A Hornostaiivka resident spoke with the Centre for Journalist Investigations [CJI} on condition of anonymity.  She says that all the residents were shocked by Liakhno’s abduction, and that she had understood immediately the need to get out.  They had met a huge number of people from their community on their way, and she estimates that more than half the residents have by now left.

CJI reports that the Russians installed a totally unknown pensioner, Yury Hrankin, as their so-called, head of Hornostaiivka.  They also ‘dismissed’ all officials, replacing them “with local failures turned collaborators who ensconced themselves as ‘heads’ of the occupation ‘pension fund’; ‘police’; ‘hospital’ and other institutions. While those who can, try to leave for government-controlled Ukrainian territory, escaping from the bloody ‘Russian world’”.  CJI’s source stressed that none of those individuals installed by the invaders enjoyed any respect from the population. “You get the impression”, she says, “that they chose the worst of the worst.”

Some of those they installed may well have always had pro-Russian views, but it seems likely that they were also allured by the chance of top posts that would otherwise have been closed to them, and at the power they can wield over others.  The Russians, for example, ‘merged various clinics’, and appointed as their supposed head Roman Poltavets, a gynaecologist from the local hospital.  He is said to have threatened to report to the invaders those of his colleagues who refused to collaborate with the enemy and to have been responsible for flying a Russian flag over the hospital.  Yury Hrankin, whom the invaders installed as ‘head’, also proved ‘loyalty’ to his new paymasters by destroying the Ukrainian trident on the central square of Hornostaiivka and erecting a Russian flag.  CJI reports that the invaders later also erected a monument to Vladimir Lenin.

Qualifications are clearly not required by those who demonstrate willingness to collaborate.  The Russian-appointed ‘secretary to the head’ of Hornostaiivka, Liudmyla Myronets, was formally a waitress in a local café.  Her father is now working as a driver for the Russian-seized ‘settlement council’, her mother is responsible for issuing various ‘certificates’, and her sister, Iryna, a former cleaner, has been installed as ‘accountant’ for the occupation ‘pension fund’.  Seamstress Alla Shetmaniuk, a Russian citizen with temporary residency status in Ukraine, has been appointed ‘head’ of the occupation ‘employment centre’.

In Hornostaiivka, like in other places under Russian occupation, there is no let-up in abductions and disappearances.  On 31 August, the Russians burst into the workplace of Tetiana Ponomaryova and took her away, with a bag over her head. Soon afterwards, they abducted another resident, Serhiy Shypov.

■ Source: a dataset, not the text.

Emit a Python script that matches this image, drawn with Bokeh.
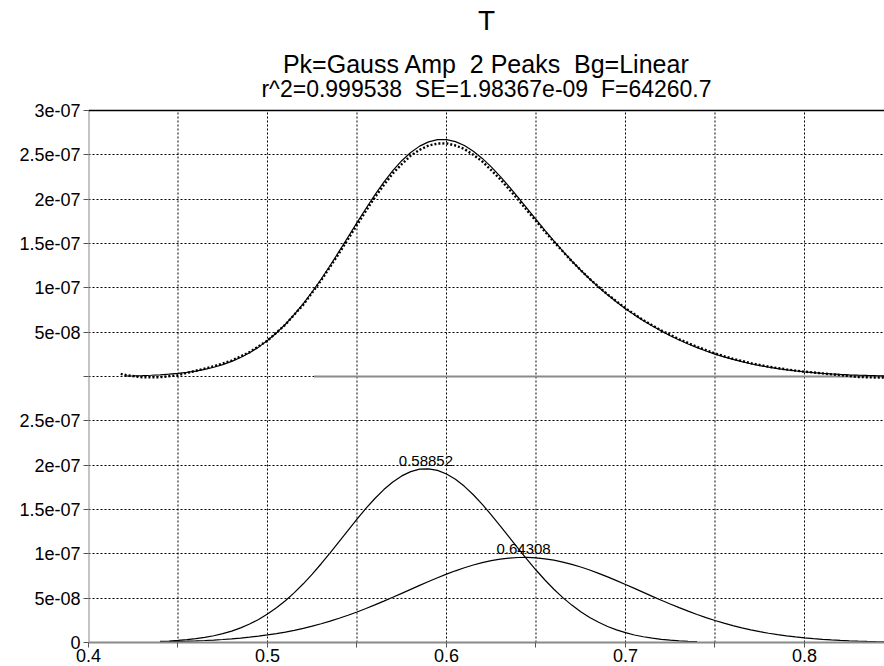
from bokeh.plotting import figure
from bokeh.models import Range1d, FixedTicker, Span, ColumnDataSource
from bokeh.core.properties import value
from bokeh.embed import file_html
from bokeh.resources import INLINE

# ---------------- data (y values in units of 1e-7) ----------------
UNIT = 1e-7
TOP_OFFSET = 3.0  # upper panel is stacked on top of the lower one (in 1e-7 units)

data_x = [0.418, 0.42, 0.43, 0.44, 0.45, 0.46, 0.47, 0.48, 0.49, 0.50, 0.51, 0.52,
          0.53, 0.54, 0.545, 0.55, 0.555, 0.56, 0.565, 0.57, 0.575, 0.58, 0.585, 0.59,
          0.595, 0.60, 0.605, 0.61, 0.615, 0.62, 0.625, 0.63, 0.635, 0.64, 0.645,
          0.65, 0.655, 0.66, 0.67, 0.68, 0.69, 0.70, 0.71, 0.72, 0.73, 0.74, 0.75, 0.76,
          0.77, 0.78, 0.79, 0.80, 0.81, 0.82, 0.83, 0.84, 0.845]
data_y = [0.03, 0.02, -0.01, -0.008, 0.015, 0.065, 0.115, 0.18, 0.275, 0.405, 0.585, 0.81,
          1.085, 1.39, 1.55, 1.71, 1.868, 2.02, 2.16, 2.29, 2.395, 2.49, 2.556, 2.605,
          2.627, 2.63, 2.605, 2.565, 2.50, 2.425, 2.327, 2.225, 2.112, 1.995, 1.873,
          1.755, 1.634, 1.52, 1.30, 1.10, 0.925, 0.77, 0.635, 0.52, 0.42, 0.335, 0.26, 0.20,
          0.15, 0.11, 0.08, 0.055, 0.035, 0.015, -0.005, -0.012, -0.012]

fit_x = [0.420, 0.425, 0.430, 0.435, 0.440, 0.445, 0.450, 0.455, 0.460, 0.465,
         0.470, 0.475, 0.480, 0.485, 0.490, 0.495, 0.500, 0.505, 0.510, 0.515,
         0.520, 0.525, 0.530, 0.535, 0.540, 0.545, 0.550, 0.555, 0.560, 0.565,
         0.570, 0.575, 0.580, 0.585, 0.590, 0.595, 0.600, 0.605, 0.610, 0.615,
         0.620, 0.625, 0.630, 0.635, 0.640, 0.645, 0.650, 0.655, 0.660, 0.665,
         0.670, 0.675, 0.680, 0.685, 0.690, 0.695, 0.700, 0.705, 0.710, 0.715,
         0.720, 0.725, 0.730, 0.735, 0.740, 0.745, 0.750, 0.755, 0.760, 0.765,
         0.770, 0.775, 0.780, 0.785, 0.790, 0.795, 0.800, 0.805, 0.810, 0.815,
         0.820, 0.825, 0.830, 0.835, 0.840, 0.845]
fit_y = [0.0054, 0.0075, 0.0103, 0.0141, 0.0192, 0.0260, 0.0349, 0.0464, 0.0612, 0.0801,
         0.1039, 0.1336, 0.1701, 0.2144, 0.2678, 0.3312, 0.4055, 0.4914, 0.5894, 0.6997,
         0.8220, 0.9557, 1.0996, 1.2519, 1.4106, 1.5727, 1.7354, 1.8952, 2.0483, 2.1914,
         2.3210, 2.4336, 2.5268, 2.5983, 2.6466, 2.6710, 2.6716, 2.6489, 2.6046, 2.5406,
         2.4594, 2.3638, 2.2568, 2.1414, 2.0203, 1.8965, 1.7720, 1.6489, 1.5291, 1.4135,
         1.3031, 1.1985, 1.0999, 1.0074, 0.9210, 0.8403, 0.7650, 0.6950, 0.6298, 0.5691,
         0.5127, 0.4604, 0.4119, 0.3671, 0.3257, 0.2877, 0.2530, 0.2213, 0.1927, 0.1669,
         0.1438, 0.1232, 0.1049, 0.0889, 0.0749, 0.0627, 0.0522, 0.0432, 0.0355, 0.0291,
         0.0237, 0.0191, 0.0154, 0.0123, 0.0098, 0.0077]

bg_x = [0.526, 0.845]
bg_y = [0.0, 0.0]

peak1_x = [0.440, 0.445, 0.450, 0.455, 0.460, 0.465, 0.470, 0.475, 0.480, 0.485,
           0.490, 0.495, 0.500, 0.505, 0.510, 0.515, 0.520, 0.525, 0.530, 0.535,
           0.540, 0.545, 0.550, 0.555, 0.560, 0.565, 0.570, 0.575, 0.580, 0.585,
           0.590, 0.595, 0.600, 0.605, 0.610, 0.615, 0.620, 0.625, 0.630, 0.635,
           0.640, 0.645, 0.650, 0.655, 0.660, 0.665, 0.670, 0.675, 0.680, 0.685,
           0.690, 0.695, 0.700, 0.705, 0.710, 0.715, 0.720, 0.725, 0.730, 0.735, 0.740]
peak1_y = [0.0120, 0.0168, 0.0232, 0.0318, 0.0431, 0.0576, 0.0762, 0.0997, 0.1289, 0.1646,
           0.2079, 0.2596, 0.3204, 0.3909, 0.4714, 0.5620, 0.6622, 0.7714, 0.8883, 1.0111,
           1.1377, 1.2653, 1.3912, 1.5120, 1.6243, 1.7250, 1.8109, 1.8791, 1.9275, 1.9545,
           1.9590, 1.9409, 1.9010, 1.8404, 1.7613, 1.6662, 1.5581, 1.4403, 1.3161, 1.1888,
           1.0614, 0.9369, 0.8174, 0.7049, 0.6010, 0.5065, 0.4219, 0.3474, 0.2828, 0.2275,
           0.1810, 0.1423, 0.1106, 0.0850, 0.0645, 0.0484, 0.0359, 0.0264, 0.0191, 0.0137, 0.0097]

peak2_x = [0.440, 0.445, 0.450, 0.455, 0.460, 0.465, 0.470, 0.475, 0.480, 0.485,
           0.490, 0.495, 0.500, 0.505, 0.510, 0.515, 0.520, 0.525, 0.530, 0.535,
           0.540, 0.545, 0.550, 0.555, 0.560, 0.565, 0.570, 0.575, 0.580, 0.585,
           0.590, 0.595, 0.600, 0.605, 0.610, 0.615, 0.620, 0.625, 0.630, 0.635,
           0.640, 0.645, 0.650, 0.655, 0.660, 0.665, 0.670, 0.675, 0.680, 0.685,
           0.690, 0.695, 0.700, 0.705, 0.710, 0.715, 0.720, 0.725, 0.730, 0.735,
           0.740, 0.745, 0.750, 0.755, 0.760, 0.765, 0.770, 0.775, 0.780, 0.785,
           0.790, 0.795, 0.800, 0.805, 0.810, 0.815, 0.820, 0.825, 0.830, 0.835,
           0.840, 0.845]
peak2_y = [0.0073, 0.0092, 0.0116, 0.0146, 0.0182, 0.0225, 0.0277, 0.0339, 0.0412, 0.0498,
           0.0599, 0.0716, 0.0851, 0.1005, 0.1180, 0.1377, 0.1598, 0.1843, 0.2113, 0.2408,
           0.2729, 0.3074, 0.3442, 0.3832, 0.4240, 0.4664, 0.5101, 0.5545, 0.5993, 0.6438,
           0.6876, 0.7301, 0.7706, 0.8085, 0.8433, 0.8744, 0.9013, 0.9235, 0.9407, 0.9526,
           0.9589, 0.9596, 0.9546, 0.9440, 0.9281, 0.9070, 0.8812, 0.8511, 0.8171, 0.7799,
           0.7400, 0.6980, 0.6544, 0.6100, 0.5653, 0.5207, 0.4768, 0.4340, 0.3928, 0.3534,
           0.3160, 0.2809, 0.2483, 0.2181, 0.1905, 0.1654, 0.1428, 0.1225, 0.1045, 0.0886,
           0.0747, 0.0626, 0.0521, 0.0432, 0.0355, 0.0291, 0.0237, 0.0191, 0.0154, 0.0123,
           0.0098, 0.0077]

peak_centers = [0.58852, 0.64308]
peak_heights = [1.96, 0.96]
peak_labels = ["0.58852", "0.64308"]

x_ticks = [0.4, 0.45, 0.5, 0.55, 0.6, 0.65, 0.7, 0.75, 0.8]
x_tick_labels = ["0.4", "", "0.5", "", "0.6", "", "0.7", "", "0.8"]
y_ticks = [0.0, 0.5, 1.0, 1.5, 2.0, 2.5, 3.0, 3.5, 4.0, 4.5, 5.0, 5.5, 6.0]
y_tick_labels = ["0", "5e-08", "1e-07", "1.5e-07", "2e-07", "2.5e-07", "",
                 "5e-08", "1e-07", "1.5e-07", "2e-07", "2.5e-07", "3e-07"]

NB = "\u00a0"
title_lines = ["T",
               "Pk=Gauss Amp " + NB + "2 Peaks " + NB + "Bg=Linear",
               "r^2=0.999538 " + NB + "SE=1.98367e-09 " + NB + "F=64260.7"]
title_sizes = ["28px", "25px", "23px"]
title_rise = [90, 47, 22]   # distance of each line's centre above the top of the plotting box, px

FONT = "Liberation Sans"
X_MIN, X_MAX = 0.4, 0.8447
Y_MIN, Y_MAX = 0.0, 6.0 * UNIT
PLOT_PX, HEADER_PX = 532, 110       # plotting box height and header height above it
Y_TOP = Y_MAX * (PLOT_PX + HEADER_PX) / PLOT_PX

# ---------------- figure ----------------
p = figure(width=884, height=666, output_backend="svg", toolbar_location=None,
           x_range=Range1d(X_MIN, X_MAX), y_range=Range1d(Y_MIN, Y_TOP),
           min_border_left=88, min_border_right=0, min_border_top=0, min_border_bottom=24,
           title=None)
p.outline_line_color = None
p.background_fill_color = "white"
p.border_fill_color = "white"

# axes
p.xaxis.ticker = FixedTicker(ticks=x_ticks)
p.xaxis.major_label_overrides = {t: l for t, l in zip(x_ticks, x_tick_labels)}
p.yaxis.ticker = FixedTicker(ticks=[v * UNIT for v in y_ticks])
p.yaxis.major_label_overrides = {v * UNIT: l for v, l in zip(y_ticks, y_tick_labels)}
for ax in (p.xaxis, p.yaxis):
    ax.axis_line_color = "#8a8a8a"
    ax.axis_line_width = 2
    ax.major_tick_line_color = "#555555"
    ax.major_tick_in = 0
    ax.major_tick_out = 5
    ax.minor_tick_line_color = None
    ax.major_label_text_font = FONT
    ax.major_label_text_color = "black"
p.yaxis.axis_line_color = None
p.xaxis.major_label_text_font_size = "18px"
p.yaxis.major_label_text_font_size = "18px"
p.xaxis.major_label_standoff = 1
p.yaxis.major_label_standoff = 3

p.ygrid.grid_line_color = "black"
p.ygrid.grid_line_dash = "2 2"
p.ygrid.grid_line_width = 1
p.xgrid.visible = False

# vertical dotted grid lines limited to the plotting box
gx = x_ticks[1:]
p.segment(x0=gx, y0=[Y_MIN] * len(gx), x1=gx, y1=[Y_MAX] * len(gx),
          line_color="black", line_dash="2 2", line_width=1)
# left axis line limited to the plotting box, and top border
p.segment(x0=[X_MIN], y0=[Y_MIN], x1=[X_MIN], y1=[Y_MAX], line_color="#8a8a8a", line_width=2)
p.add_layout(Span(location=Y_MAX, dimension="width", line_color="black", line_width=1.5))

# title lines, centred over the plotting box
xc = (X_MIN + X_MAX) / 2
for txt, size, rise in zip(title_lines, title_sizes, title_rise):
    p.text(x=[xc], y=[Y_MAX], text=[txt], y_offset=-rise, text_align="center",
           text_baseline="middle", text_font=value(FONT), text_font_size=size,
           text_color="black")

# ---------------- upper panel: data, fit, baseline ----------------
p.line(bg_x, [(v + TOP_OFFSET) * UNIT for v in bg_y], line_color="#8a8a8a", line_width=2)
p.line(data_x, [(v + TOP_OFFSET) * UNIT for v in data_y], line_color="black",
       line_width=2.4, line_dash="2 2")
p.line(fit_x, [(v + TOP_OFFSET) * UNIT for v in fit_y], line_color="black", line_width=1.2)

# ---------------- lower panel: components ----------------
p.line(peak1_x, [v * UNIT for v in peak1_y], line_color="black", line_width=1.2)
p.line(peak2_x, [v * UNIT for v in peak2_y], line_color="black", line_width=1.2)

lbl_src = ColumnDataSource(dict(x=peak_centers, y=[h * UNIT for h in peak_heights], t=peak_labels))
p.text(x="x", y="y", text="t", source=lbl_src, text_align="center", text_baseline="bottom",
       text_font=value(FONT), text_font_size="15px", text_color="black", y_offset=-3)

open("out.html", "w").write(file_html(p, INLINE))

As mentioned, Dmytro Liakhno is one of several leaders of Ukrainian cities and communities whom the Russian invaders have abducted.  Ukraine has managed to secure the release, via an exchange, of some (Ivan Fedorov, Mayor of Melitopol, for example, and Viktor Maruniak, the 60-year-old Village Head of Stara Zubrivka in Kherson oblast).  There are, however, many whose whereabouts remain unknown, including Ihor Kolykhaev, Mayor of Kherson and Oleksandr Babych, Mayor of Hola Prystan (Kherson oblast). 

The Russians have killed at least one local leader in Kyiv oblast, and have tortured to death at least two Ukrainians from Kherson oblast:  Denis Myronov and Vitaliy Lapchuk 

The torture and abductions in areas under occupation began in February 2014 but have now become even more common and brazen.  They are clearly aimed at terrorizing the local population into silent subjugation and at retribution against local leaders who reject collaboration with the aggressor state’s lackeys.